What do you check when you are buying new smartphone? Do you check only memory, CPU and camera parameters?  Or maybe you check also network capability parameters? Statistics show that people want to buy new fancy 4G (LTE), even if they are not in LTE coverage area.

Let’s assume that you are in range of LTE basestation. Do you know that different LTE equipment offers different throughput level? 3GGP organization defines UE (User Equipment) categories of LTE devices. The most popular categories are 3, 4 and 6. What does it mean? Shortly, UE category 3 provides 100 Mbps peak throughput in downlink direction. In case of category 4 you are able to achieve up to 150 Mbps and in case of category 6 it is 300 Mbps!

The newest iPhone and Samsung Galaxy smartphones are category 6, so you can buy mobile device which is able to download data with 300 Mbps speed! Where is the catch? Unfortunately in this case, the bottleneck is the carrier network 🙁

In order o achieve the full potential of UE we have to be connected to 20 MHz cell. In case of category 6 we need total 40 MHz spectrum (e.g. 2×20 MHz) and carrier aggregation technology (it is possible in LTE-A (Advance) networks).

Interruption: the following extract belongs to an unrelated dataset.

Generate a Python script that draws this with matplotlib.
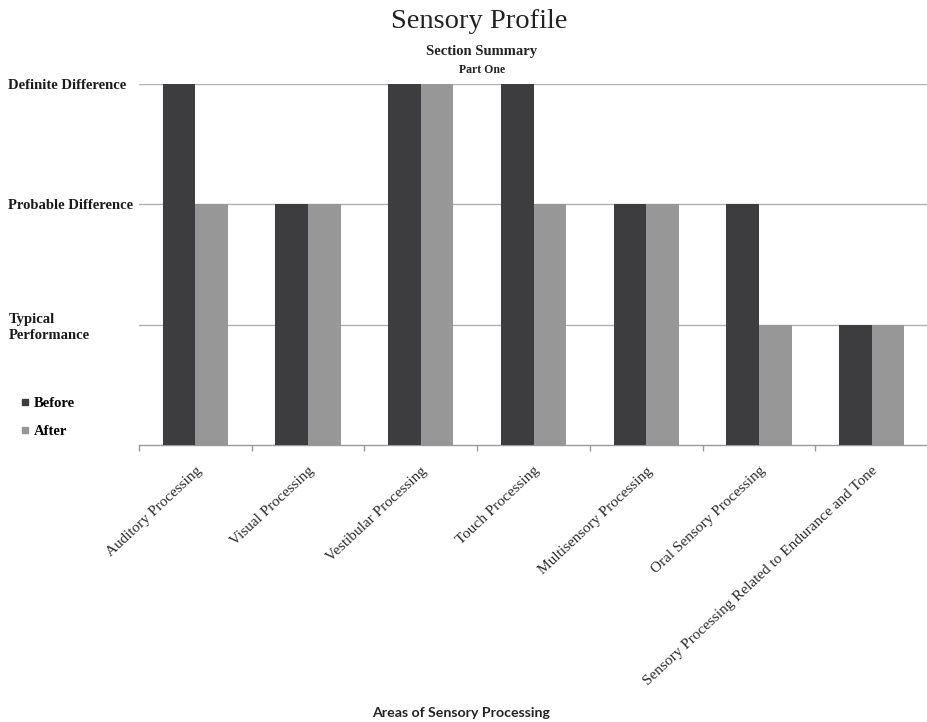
import numpy as np
import matplotlib.pyplot as plt
from matplotlib.lines import Line2D

# Section summary scores: 0 = baseline, 1 = typical, 2 = probable, 3 = definite
areas = [
    "Auditory Processing",
    "Visual Processing",
    "Vestibular Processing",
    "Touch Processing",
    "Multisensory Processing",
    "Oral Sensory Processing",
    "Sensory Processing Related to Endurance and Tone",
]
before = [3, 2, 3, 3, 2, 2, 1]
after = [2, 2, 3, 2, 2, 1, 1]
level_labels = ["Typical\nPerformance", "Probable Difference", "Definite Difference"]

dark = "#3d3d3f"
light = "#979797"
serif = ["Liberation Serif", "DejaVu Serif"]

fig = plt.figure(figsize=(9.28, 7.22), dpi=100)
ax = fig.add_axes([0.1498, 0.3837, 0.8502, 0.5])

x = np.arange(len(areas))
w = 0.29
ax.bar(x - w / 2, before, w, color=dark, zorder=3)
ax.bar(x + w / 2, after, w, color=light, zorder=3)

ax.set_xlim(-0.5, len(areas) - 0.5)
ax.set_ylim(0, 3)

# horizontal gridlines at each level
ax.set_yticks([1, 2, 3])
ax.set_yticklabels(level_labels, family=serif, fontsize=10.5, fontweight="bold",
                   ha="left", linespacing=1.3, color="#1a1a1a")
ax.tick_params(axis="y", length=0, pad=94)
ax.yaxis.grid(True, color="#b0b0b0", lw=1.0, zorder=0)

# category labels + boundary ticks
ax.set_xticks(x)
ax.set_xticklabels(areas, family=serif, fontsize=11, rotation=43,
                   ha="right", va="top", rotation_mode="anchor", color="#2a2a2a")
ax.tick_params(axis="x", which="major", length=0, pad=14)
ax.set_xticks(np.arange(len(areas) + 1) - 0.5, minor=True)
ax.tick_params(axis="x", which="minor", length=4, color="#9a9a9a", width=1)

for s in ["top", "right", "left"]:
    ax.spines[s].set_visible(False)
ax.spines["bottom"].set_color("#9a9a9a")
ax.spines["bottom"].set_linewidth(1.0)

fig.text(0.516, 0.970, "Sensory Profile", family=serif, fontsize=20.5,
         ha="center", va="center", color="#222222")
fig.text(0.519, 0.928, "Section Summary", family=serif, fontsize=10.5,
         fontweight="bold", ha="center", va="center", color="#222222")
fig.text(0.519, 0.903, "Part One", family=serif, fontsize=8.5,
         fontweight="bold", ha="center", va="center", color="#222222")
fig.text(0.497, 0.013, "Areas of Sensory Processing", family=["Lato", "DejaVu Sans"],
         fontsize=10.2, fontweight="bold", ha="center", va="center", color="#222222")

handles = [
    Line2D([], [], marker="s", ls="none", color=dark, markersize=5),
    Line2D([], [], marker="s", ls="none", color=light, markersize=5),
]
fig.legend(handles, ["Before", "After"], loc="upper left",
           bbox_to_anchor=(0.005, 0.468), frameon=False, handletextpad=0.1,
           handlelength=1.0, labelspacing=1.0,
           prop={"family": serif, "size": 10.5, "weight": "bold"})

fig.savefig("out.png", dpi=100)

How does look the situation in India? Most of cells is 5 MHz and in most cases you are not able to work with the 64QAM modulation and you use 16QAM. Throughput for 16QAM is 1.5 times worse than in case of 64QAM. Ofcourse in case of 5 MHz cell the peak throughput is 4 times lower than for 20 MHz. The math is simple: 150 Mbps/4/1.5 = 25 Mbps. This is the reason why most people in India achieve approx 20 Mbps throughput in LTE networks. We also loose couple Mbps because of TD-LTE (Time Division), because operators do not want to discriminate uplink direction completely.